One of the worst things about the drug war, aside from what you just saw above and what Radley describes regarding asset forfeiture, is that we’ve cultivated a mentality in the police that it’s “Us v. them.” That’s why they need ever and bigger arsenals, that’s why our SWAT teams are out of control, etc. And at the same time, these very same cops with that mentality have failed to realize that the citizenry is starting to take the the very same attitude with the Police. Cops look at every black person in the inner city as a potential threat. Guess what? I look at every cop as a potential threat. I don’t know which one I am going to run across that is a liar, which one is a threat to my health and well-being, which is willing to plant evidence, or which will taze me or mace me for being in the wrong place at the wrong time. AND I’M FUCKING WHITE.
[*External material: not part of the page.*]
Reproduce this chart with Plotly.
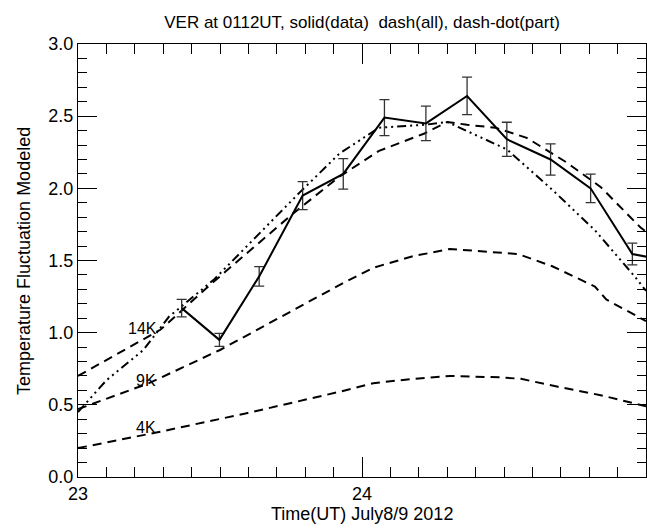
import plotly.graph_objects as go

# Data (solid line with error bars)
data_x = [23.365, 23.498, 23.638, 23.791, 23.934, 24.079, 24.225, 24.370, 24.510, 24.664, 24.805, 24.952, 25.097]
data_y = [1.17, 0.95, 1.39, 1.95, 2.10, 2.49, 2.45, 2.64, 2.34, 2.20, 2.00, 1.545, 1.49]
data_err = [0.06, 0.045, 0.067, 0.097, 0.106, 0.125, 0.12, 0.13, 0.118, 0.108, 0.099, 0.075, 0.07]

# Model: all (dashed) 14K
k14_x = [23.0, 23.29, 23.47, 23.76, 23.92, 24.06, 24.22, 24.30, 24.37, 24.47, 24.58, 24.72, 24.84, 24.98, 25.0]
k14_y = [0.70, 1.02, 1.34, 1.83, 2.08, 2.26, 2.38, 2.46, 2.44, 2.42, 2.35, 2.18, 2.01, 1.73, 1.70]

# Model: part (dash-dot-dot)
part_x = [23.0, 23.10, 23.23, 23.32, 23.40, 23.48, 23.78, 23.92, 24.06, 24.22, 24.30, 24.51, 24.67, 24.82, 24.96, 25.0]
part_y = [0.45, 0.67, 0.88, 1.11, 1.24, 1.37, 1.97, 2.24, 2.42, 2.44, 2.46, 2.27, 1.99, 1.71, 1.39, 1.29]

# Model 9K (dashed)
k9_x = [23.0, 23.25, 23.50, 23.93, 24.04, 24.18, 24.31, 24.45, 24.55, 24.67, 24.82, 24.86, 24.98, 25.0]
k9_y = [0.47, 0.65, 0.88, 1.34, 1.45, 1.53, 1.58, 1.56, 1.545, 1.46, 1.32, 1.23, 1.10, 1.08]

# Model 4K (dashed)
k4_x = [23.0, 23.28, 23.59, 23.92, 24.04, 24.18, 24.31, 24.49, 24.56, 24.69, 24.84, 24.98, 25.0]
k4_y = [0.20, 0.31, 0.44, 0.59, 0.65, 0.68, 0.70, 0.69, 0.68, 0.625, 0.567, 0.50, 0.49]

label_text = ["14K", "9K", "4K"]
label_x = [23.226, 23.239, 23.239]
label_y = [1.03, 0.67, 0.34]

x_alias = {25: "1"}

FONT = "Liberation Sans, Arial, Helvetica, sans-serif"
DASH = "9px,6px"
DDD = "9px,4px,2px,4px,2px,4px,2px,4px"

fig = go.Figure()

for xs, ys in [(k4_x, k4_y), (k9_x, k9_y), (k14_x, k14_y)]:
    fig.add_trace(go.Scatter(x=xs, y=ys, mode="lines",
                             line=dict(color="black", width=2, dash=DASH)))

fig.add_trace(go.Scatter(x=part_x, y=part_y, mode="lines",
                         line=dict(color="black", width=2, dash=DDD)))

fig.add_trace(go.Scatter(x=data_x, y=data_y, mode="lines",
                         line=dict(color="black", width=2),
                         error_y=dict(type="data", array=data_err, visible=True,
                                      color="#333333", thickness=1.3, width=5)))

for t, lx, ly in zip(label_text, label_x, label_y):
    fig.add_annotation(x=lx, y=ly, text=t, showarrow=False,
                       font=dict(family=FONT, size=16, color="black"),
                       xanchor="center", yanchor="middle")

# axis titles as paper-positioned text
fig.add_annotation(x=0.5, y=-0.086, xref="paper", yref="paper", yanchor="middle",
                   text="Time(UT) July8/9 2012", showarrow=False,
                   font=dict(family=FONT, size=18, color="black"))
fig.add_annotation(x=-0.096, y=0.5, xref="paper", yref="paper", xanchor="center",
                   text="Temperature Fluctuation Modeled", showarrow=False, textangle=-90,
                   font=dict(family=FONT, size=18, color="black"))

fig.update_layout(
    template="simple_white",
    width=647, height=529,
    margin=dict(l=78, r=1, t=44, b=52),
    title=dict(text="VER at 0112UT, solid(data)\u00a0\u00a0dash(all), dash-dot(part)",
               x=0.5, xref="paper", xanchor="center", y=0.97, yref="container",
               font=dict(family=FONT, size=17, color="black")),
    showlegend=False,
)

fig.update_xaxes(range=[23, 25], dtick=1, labelalias=x_alias,
                 ticks="inside", ticklen=20, tickcolor="black",
                 showline=True, linecolor="black", mirror="ticks",
                 minor=dict(ticks="inside", ticklen=10, dtick=0.1, tickcolor="black"),
                 tickfont=dict(family=FONT, size=18, color="black"))
fig.update_yaxes(range=[0, 3], dtick=0.5, tickformat=".1f",
                 ticks="inside", ticklen=19, tickcolor="black",
                 showline=True, linecolor="black", mirror="ticks",
                 minor=dict(ticks="inside", ticklen=9, dtick=0.1, tickcolor="black"),
                 tickfont=dict(family=FONT, size=18, color="black"))

fig.write_html("out.html")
In other words, every time I see a cop I don’t see someone who is there to preserve public order. I see a potential threat and I just steer clear of them. They all wear the same uniform, and I have no way of knowing which one will be a scumbag like the guy in the video above, which one is having a shitty day or had a fight with his wife and wants to get rid of some frustration with a baton, which one will be like the guys who pumped fifty bullets into an unarmed NYC man, which one is going to shoot my dogs while breaking down the wrong door, or which one will be someone I can trust. So I just steer clear of them. I want nothing to do with them.

I have absolutely zero faith in any uniformed officer anywhere in the country. As far as I am concerned, these days I’m just caught in the crossfire between the gang-bangers and crooks with colored bandanas and the gang-bangers and serial perjurers with badges. And both have itchy trigger fingers, a broken moral compass, and a penchant for violence. The only real difference is the cops have better weapons training and a better code of silence.

Best to stay the fuck away from the whole lot of them. I wish I didn’t feel that way, but it is what it is. When I see a cop, I just clear a wide berth, because they just can’t be trusted to be rational actors. And now, thanks to our glorious Supreme Court (and the Obama admin- thanks B!), they can strip search me for a parking ticket. Awesome.

Because an out of control, violent, over-armed police force who feels like they are at war with the public they are supposed to protect needs more power.

*** Update ***

And I hope you truly understand the coercive manner with which this unlimited right to strip search will be used. Yes, you legal eagles who love to jump on knaves like me will say “It only applies to those going into general population.” Bullshit. We’ve just given police intimidation another weapon. In the Florence case, the man was arrested for no reason for a traffic ticket that was paid. And they threw him in jail for a week and strip-searched him twice anyway, and SCOTUS found that legit. Now think about that ruling in the context of the video above. Now, you are going to be “given” the choice of having your car searched without cause or being strip-searched in jail when the cop lies and arrests you on bullshit. It won’t be long before it is just understood by the public that you do what the cop says, however unjustified or unwarranted, or they will be hauled off to jail and fucked with via invasive searches. Mark my words.

But then again, some of you are the same idiots who don’t think police will be using drones illegally, or won’t be arming them, etc. Because history has proven over and over again that when given the choice, authorities always err on the side of individual rights. They never, ever, ever lie or overreach.